Did you ever play for a coach with a temper?
“No. I never did. I was blessed that I always played for great coaches — from when I was a child, up to playing for Steve Fischer at San Diego State. We went to private schools, and the coaches there were good teachers and never over the top.”
As a kid, what did you think when you saw another coach yelling?
“If I saw a coach cursing or stomping their feet, I really just felt sorry for those players. And some parents were always going up to the coach to ask why their kid didn’t get more playing time. Often, those coaches had a son that played on that team. And, my dad played for coaches like K.C. Jones and Jack Ramsey. They didn’t yell. They just knew what kind of basketball they wanted to see and then let you play. Basketball should be fun, whether you are 10 or 25 years old and in the NBA.”

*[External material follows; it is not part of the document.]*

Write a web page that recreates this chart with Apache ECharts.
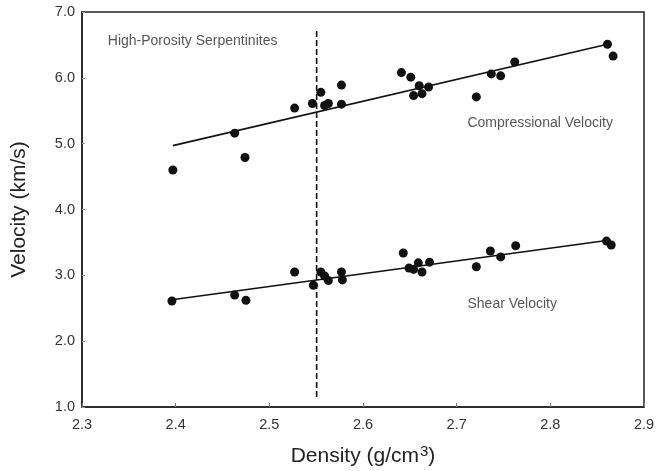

How has all this influenced you as a coach?
“I take a little from here and there and from many of the coaches I’ve seen over the years. I learned a lot from my dad, too. I think sometimes there is a time and place when you need to be a little stern and tell the players to focus. But I also feel that the players should be having fun and be competitive, without being scared. If a coach yells and scares the player, the players are more worried about making a mistake. They are looking over at the bench all the time, instead of just playing. That can hurt their confidence level.”
Recently, I saw my fifth-grade coach at Alliant International University on Pomerado Road. He was in the bleachers watching his son play. He wasn’t yelling, throwing chairs, or causing a commotion. He had a big smile on his face. He applauded when the team scored and never once yelled. Maybe he’s matured.
Of course, it helped that his son was the best player on the court.